With health-care workers protesting the delayed release of their benefits amid “unspent or misspent” billion-peso funds, health professionals have coalesced into a unified front, calling out the government for its insufficient response to the COVID-19 pandemic after more than a year.
Dr. Antonio Dans, convener of Health Professionals Alliance Against COVID-19 (HPAAC), said he and his colleagues were not trying “to pick a fight” but had to speak out after the Philippine College of Emergency Medicine (PCEM) and 60 other alliances sounded the alarm.
The government should show “moral support” by ensuring that hospital workers are fairly compensated, said Dr. Benito Atienza, president of the Philippine Medical Association.
Dr. Aileen Espina, in reading the HPAAC message to the government, said: “What we are doing now is still not enough. The data that you are getting are not aligned with what is happening in the communities and hospitals.”
Espina said health professionals had kept open communication lines with the government, “but [after] more than one year, where are the solutions we have long been pushing?”
For one, Espina said, she and her colleagues had yet to see “digitized, connected and interoperable” contact tracing.
She said the poor coordination between the One Hospital Command Center of the Department of Health (DOH) and the local governments had resulted in patients hospital-hopping and ending up dying at home or in a hospital parking lot.
“We have a huge amount of unspent or misspent money. That is why we do not understand why, until now, the hospitals are unpaid and health-care workers have yet to receive the benefits promised them,” Espina said.
She also said the overall response lacked the “political will” to strictly implement guidelines, especially in workplaces and mass transportation.
Dr. Jeremy Cordero, the PCEM vice president, said emergency rooms, as hospital “gatekeepers,” were feeling the strain with crowds of patients needing care.
“There were times we had to turn away dying patients because we had run out of beds and mechanical ventilators,” Cordero said.
Said HPAAC: “What we’ve been fearing and preventing is already happening—the health-care system can no longer respond to the COVID-19 cases.”
Dr. Maricar Limpin, president of the Philippine College of Physicians, said the group was in support of the health-care workers’ mass protests for just compensation as long as they would not be remiss in fulfilling their duty to their patients.
On the health-care workers’ call for Health Secretary Francisco Duque III to resign, Dans said it was not an issue for him and his colleagues to decide. But he added that Duque’s position in the Cabinet “is a position of trust and confidence.”
Distribution of equipment
In a separate briefing, Health Undersecretary Maria Rosario Vergeire said the DOH agreed with the health professionals that patients queueing at emergency rooms should be included in the national COVID-19 data.

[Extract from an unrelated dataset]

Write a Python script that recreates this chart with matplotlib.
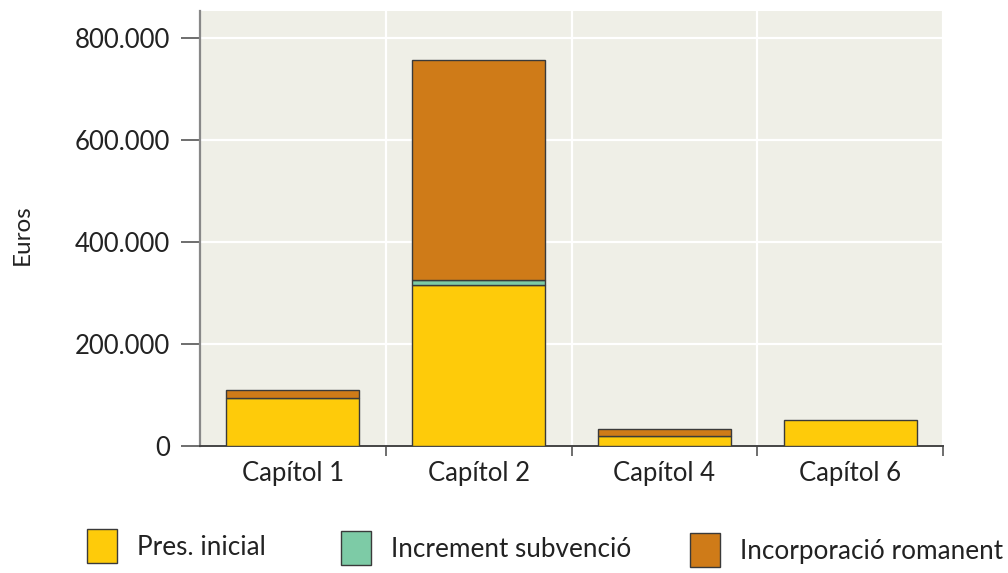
import matplotlib
matplotlib.use("Agg")

import matplotlib.pyplot as plt
import matplotlib.ticker as mticker
from matplotlib.patches import Patch
import numpy as np

# ── Data ───────────────────────────────────────────────────────────────────────
capitols      = ["Capítol 1", "Capítol 2", "Capítol 4", "Capítol 6"]
pres_inicial  = [94000, 315000, 19000, 51000]
increment_sub = [0, 11000, 0, 0]
romanent      = [16000, 430000, 15000, 0]
series_names  = ["Pres. inicial", "Increment subvenció", "Incorporació romanent"]
y_ticks       = [0, 200000, 400000, 600000, 800000]

# ── Style ──────────────────────────────────────────────────────────────────────
COLOR_PRES  = "#FECB0A"
COLOR_SUBV  = "#7DCBA6"
COLOR_ROM   = "#CF7B18"
BG          = "#EFEFE7"
EDGE        = "#3a3a3a"
FONT        = ["Lato", "DejaVu Sans"]

plt.rcParams["font.family"] = FONT

fig = plt.figure(figsize=(10.08, 5.73), dpi=100)
ax = fig.add_axes([200 / 1008, 1 - 446 / 573, 743 / 1008, 435 / 573])
ax.set_facecolor(BG)

x = np.arange(len(capitols))
width = 0.716
pres = np.array(pres_inicial)
subv = np.array(increment_sub)
rom = np.array(romanent)
colors = [COLOR_PRES, COLOR_SUBV, COLOR_ROM]

kw = dict(width=width, edgecolor=EDGE, linewidth=1.0, zorder=3)
b1 = ax.bar(x, pres, color=COLOR_PRES, **kw)
b2 = ax.bar(x, subv, bottom=pres, color=COLOR_SUBV, **kw)
b3 = ax.bar(x, rom, bottom=pres + subv, color=COLOR_ROM, **kw)
# hide zero-height segments
for bars, vals in ((b2, subv), (b3, rom)):
    for r, v in zip(bars, vals):
        if v == 0:
            r.set_visible(False)

ax.set_xlim(-0.5, len(capitols) - 0.5)
ax.set_ylim(0, 853000)

ax.set_yticks(y_ticks)
ax.yaxis.set_major_formatter(
    mticker.FuncFormatter(lambda v, _: f"{int(v):,}".replace(",", "."))
)
ax.set_xticks(x)
ax.set_xticklabels(capitols)
ax.set_xticks(np.arange(len(capitols)) + 0.5, minor=True)

ax.tick_params(axis="y", length=13.7, width=1.2, color="#555555", pad=8,
               labelsize=18.5, labelcolor="#222222")
ax.tick_params(axis="x", which="major", length=0, pad=11,
               labelsize=18.5, labelcolor="#222222")
ax.tick_params(axis="x", which="minor", length=7.5, width=1.2, color="#555555")

ax.grid(axis="y", color="white", linewidth=1.6, zorder=1)
ax.grid(axis="x", which="minor", color="white", linewidth=1.6, zorder=1)
ax.set_axisbelow(True)

for s in ("top", "right"):
    ax.spines[s].set_visible(False)
ax.spines["left"].set_color("#888888")
ax.spines["left"].set_linewidth(1.6)
ax.spines["bottom"].set_color("#444444")
ax.spines["bottom"].set_linewidth(1.4)

fig.text(22 / 1008, 1 - 235 / 573, "Euros", rotation=90, ha="center",
         va="center", fontsize=17.5, color="#222222")

# one legend per entry, placed where the reference puts them
legend_x = [87, 341, 690]
legend_y = [10, 8, 6]
for name, c, lx, ly in zip(series_names, colors, legend_x, legend_y):
    leg = fig.legend(handles=[Patch(facecolor=c, edgecolor=EDGE, linewidth=1.0)],
                     labels=[name], loc="lower left",
                     bbox_to_anchor=(lx / 1008, ly / 573),
                     frameon=False, fontsize=18.8, handlelength=1.15,
                     handleheight=1.6, handletextpad=0.75, borderpad=0,
                     borderaxespad=0, labelcolor="#222222")

fig.savefig("out.png", dpi=100)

“It’s one of the flags supposedly for the government … to see that the hospitals are getting full,” she said.
Vergeire said that this week, the DOH had begun distributing additional hospital equipment, mechanical ventilators, nasal cannula and oxygen concentrators to hospitals.
She said the DOH was also providing additional tents and strengthening the network between hospitals for patient referrals.
Second highest count
On Friday, the Philippines recorded 20,310 new COVID-19 cases and 193 deaths. A total of 7,710 COVID patients recovered.
The number of new cases was the second highest count since the start of the pandemic in March last year, the DOH said.
It also said that out of 67,759 tests conducted, 27.4 percent tested positive—a rate way up the 5-percent threshold that indicates a sustained transmission.
Vergeire said the number of COVID-19 infections was expected to rise further due to active case finding by the government and the increased testing rate.
The Philippines now has 158,994 active cases, of whom 90.5 percent have recovered and 1.66 percent have died.
Based on the government projection, the DOH said, the number of daily cases in the National Capital Region alone could hit 17,000 to 43,000 by Sept. 30.
But this projection “is not cast in stone” as numbers may change should the local governments impose granular lockdowns, enhance case tracking and ramp up vaccination, the DOH said.